Keen to preserve social stability, and with it the Communist Party's control, China's leaders have moved swiftly at home to change the narrative on the coronavirus from "slow to respond" to "we are fighting this together."
Rallying songs are populating state media. Officials speak in terms of a great battle and China's history of triumphing over adversity. They've cordoned off a chunk of the country to contain the virus (nearly 25,000 confirmed cases, 490 deaths), building hospitals from scratch and sending in vast medical crews.

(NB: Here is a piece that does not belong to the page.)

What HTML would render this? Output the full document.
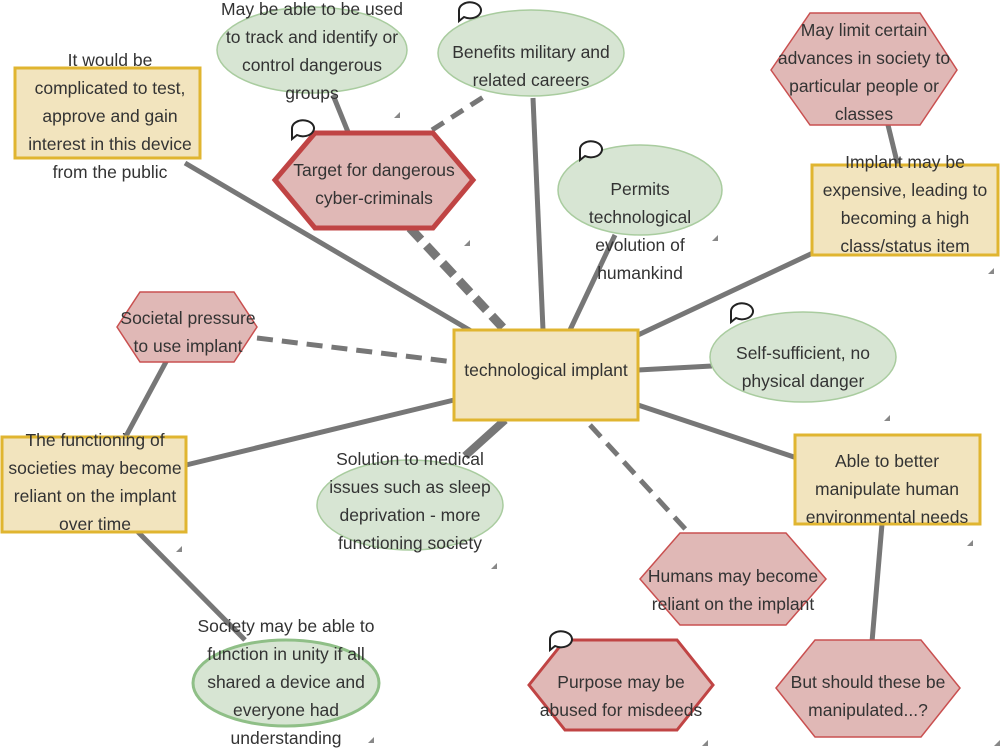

It's not just the internal politics that China has to get on top of. There's defusing the narrative overseas that its early reactions were slow, suspicious, and lacking transparency. Because it must limit the damage to its economy.
While China needs to keep large parts of itself closed, it needs the rest of the world to stay somewhat open. It has been leaning on smaller states to limit their travel bans and keep goods moving.
We see Indonesia hastily scrapping a plan to halt Chinese food imports. Pakistan cancels but then quickly resumes flights to China. Hong Kong is keeping some border traffic open despite big protests.
And Cambodian Prime Minister Hun Sen is going today to China, investment from which has benefited his country. He even wanted to visit Wuhan (Beijing politely pointed out that would be too risky).
Even so, Beijing has struggled to get bigger Western economies to ease travel curbs. Convincing the public at home may be easier than convincing skeptical governments abroad.